> _EXERCISE OBJECTIVE_
Can you write out all the lines word for word, with no pictures?

> _SOURCE MATERIAL_
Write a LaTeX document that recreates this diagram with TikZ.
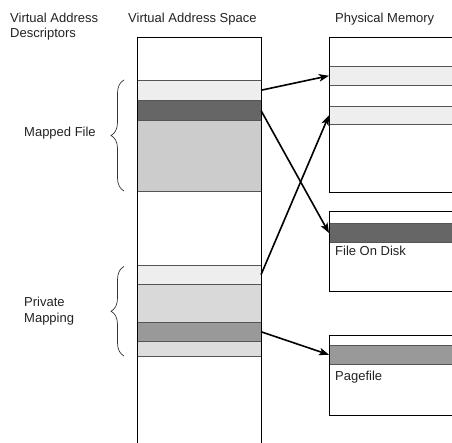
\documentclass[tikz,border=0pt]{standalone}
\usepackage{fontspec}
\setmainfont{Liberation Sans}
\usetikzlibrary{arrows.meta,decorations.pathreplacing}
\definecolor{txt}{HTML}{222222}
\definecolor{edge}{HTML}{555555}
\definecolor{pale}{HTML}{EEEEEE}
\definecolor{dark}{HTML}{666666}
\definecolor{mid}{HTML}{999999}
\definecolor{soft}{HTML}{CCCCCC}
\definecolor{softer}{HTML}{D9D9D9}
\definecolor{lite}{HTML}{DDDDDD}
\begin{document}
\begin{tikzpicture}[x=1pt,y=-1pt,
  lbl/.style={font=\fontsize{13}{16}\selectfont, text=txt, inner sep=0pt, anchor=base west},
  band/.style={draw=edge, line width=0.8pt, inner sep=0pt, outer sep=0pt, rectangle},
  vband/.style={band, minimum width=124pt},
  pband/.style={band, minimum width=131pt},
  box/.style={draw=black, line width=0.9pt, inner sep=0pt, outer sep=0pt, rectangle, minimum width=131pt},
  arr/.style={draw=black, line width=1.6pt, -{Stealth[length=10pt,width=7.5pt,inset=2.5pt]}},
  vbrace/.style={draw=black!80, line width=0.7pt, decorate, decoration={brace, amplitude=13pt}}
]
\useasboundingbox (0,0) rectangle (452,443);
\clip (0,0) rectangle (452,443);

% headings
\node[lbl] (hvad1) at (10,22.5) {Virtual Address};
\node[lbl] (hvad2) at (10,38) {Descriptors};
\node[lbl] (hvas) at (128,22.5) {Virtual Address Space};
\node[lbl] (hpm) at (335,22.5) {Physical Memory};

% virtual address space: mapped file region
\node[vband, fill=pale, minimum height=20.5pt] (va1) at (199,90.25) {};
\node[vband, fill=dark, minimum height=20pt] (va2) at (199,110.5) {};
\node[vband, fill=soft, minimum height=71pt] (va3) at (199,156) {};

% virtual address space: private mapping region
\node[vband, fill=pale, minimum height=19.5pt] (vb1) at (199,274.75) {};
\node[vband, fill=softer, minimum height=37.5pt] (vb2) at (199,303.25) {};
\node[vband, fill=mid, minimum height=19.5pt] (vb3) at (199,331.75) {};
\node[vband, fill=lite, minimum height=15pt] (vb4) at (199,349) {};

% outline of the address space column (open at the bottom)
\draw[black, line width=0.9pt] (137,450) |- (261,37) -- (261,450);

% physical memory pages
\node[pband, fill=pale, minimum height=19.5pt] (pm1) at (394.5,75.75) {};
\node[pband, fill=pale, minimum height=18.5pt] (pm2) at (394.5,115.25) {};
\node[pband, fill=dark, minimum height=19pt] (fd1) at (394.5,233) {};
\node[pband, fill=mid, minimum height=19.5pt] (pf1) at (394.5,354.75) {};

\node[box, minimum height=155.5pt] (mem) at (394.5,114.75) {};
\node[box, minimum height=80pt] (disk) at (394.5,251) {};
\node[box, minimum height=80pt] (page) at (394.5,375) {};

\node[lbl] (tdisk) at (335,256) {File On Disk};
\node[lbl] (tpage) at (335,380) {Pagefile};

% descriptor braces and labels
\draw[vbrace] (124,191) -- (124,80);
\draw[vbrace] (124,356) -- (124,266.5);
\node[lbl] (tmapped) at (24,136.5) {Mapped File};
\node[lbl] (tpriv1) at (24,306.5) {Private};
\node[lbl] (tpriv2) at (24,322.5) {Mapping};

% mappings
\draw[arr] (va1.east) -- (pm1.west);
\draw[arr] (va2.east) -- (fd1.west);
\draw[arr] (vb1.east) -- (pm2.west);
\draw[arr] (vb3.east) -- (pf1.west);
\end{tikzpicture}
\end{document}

> _EXERCISE SOLUTION_
Write a LaTeX document that recreates this diagram with TikZ.
\documentclass[tikz,border=0pt]{standalone}
\usepackage{fontspec}
\setmainfont{Liberation Sans}
\usetikzlibrary{arrows.meta,decorations.pathreplacing}
\definecolor{txt}{HTML}{222222}
\definecolor{edge}{HTML}{555555}
\definecolor{pale}{HTML}{EEEEEE}
\definecolor{dark}{HTML}{666666}
\definecolor{mid}{HTML}{999999}
\definecolor{soft}{HTML}{CCCCCC}
\definecolor{softer}{HTML}{D9D9D9}
\definecolor{lite}{HTML}{DDDDDD}
\begin{document}
\begin{tikzpicture}[x=1pt,y=-1pt,
  lbl/.style={font=\fontsize{13}{16}\selectfont, text=txt, inner sep=0pt, anchor=base west},
  band/.style={draw=edge, line width=0.8pt, inner sep=0pt, outer sep=0pt, rectangle},
  vband/.style={band, minimum width=124pt},
  pband/.style={band, minimum width=131pt},
  box/.style={draw=black, line width=0.9pt, inner sep=0pt, outer sep=0pt, rectangle, minimum width=131pt},
  arr/.style={draw=black, line width=1.6pt, -{Stealth[length=10pt,width=7.5pt,inset=2.5pt]}},
  vbrace/.style={draw=black!80, line width=0.7pt, decorate, decoration={brace, amplitude=13pt}}
]
\useasboundingbox (0,0) rectangle (452,443);
\clip (0,0) rectangle (452,443);

% headings
\node[lbl] (hvad1) at (10,22.5) {Virtual Address};
\node[lbl] (hvad2) at (10,38) {Descriptors};
\node[lbl] (hvas) at (128,22.5) {Virtual Address Space};
\node[lbl] (hpm) at (335,22.5) {Physical Memory};

% virtual address space: mapped file region
\node[vband, fill=pale, minimum height=20.5pt] (va1) at (199,90.25) {};
\node[vband, fill=dark, minimum height=20pt] (va2) at (199,110.5) {};
\node[vband, fill=soft, minimum height=71pt] (va3) at (199,156) {};

% virtual address space: private mapping region
\node[vband, fill=pale, minimum height=19.5pt] (vb1) at (199,274.75) {};
\node[vband, fill=softer, minimum height=37.5pt] (vb2) at (199,303.25) {};
\node[vband, fill=mid, minimum height=19.5pt] (vb3) at (199,331.75) {};
\node[vband, fill=lite, minimum height=15pt] (vb4) at (199,349) {};

% outline of the address space column (open at the bottom)
\draw[black, line width=0.9pt] (137,450) |- (261,37) -- (261,450);

% physical memory pages
\node[pband, fill=pale, minimum height=19.5pt] (pm1) at (394.5,75.75) {};
\node[pband, fill=pale, minimum height=18.5pt] (pm2) at (394.5,115.25) {};
\node[pband, fill=dark, minimum height=19pt] (fd1) at (394.5,233) {};
\node[pband, fill=mid, minimum height=19.5pt] (pf1) at (394.5,354.75) {};

\node[box, minimum height=155.5pt] (mem) at (394.5,114.75) {};
\node[box, minimum height=80pt] (disk) at (394.5,251) {};
\node[box, minimum height=80pt] (page) at (394.5,375) {};

\node[lbl] (tdisk) at (335,256) {File On Disk};
\node[lbl] (tpage) at (335,380) {Pagefile};

% descriptor braces and labels
\draw[vbrace] (124,191) -- (124,80);
\draw[vbrace] (124,356) -- (124,266.5);
\node[lbl] (tmapped) at (24,136.5) {Mapped File};
\node[lbl] (tpriv1) at (24,306.5) {Private};
\node[lbl] (tpriv2) at (24,322.5) {Mapping};

% mappings
\draw[arr] (va1.east) -- (pm1.west);
\draw[arr] (va2.east) -- (fd1.west);
\draw[arr] (vb1.east) -- (pm2.west);
\draw[arr] (vb3.east) -- (pf1.west);
\end{tikzpicture}
\end{document}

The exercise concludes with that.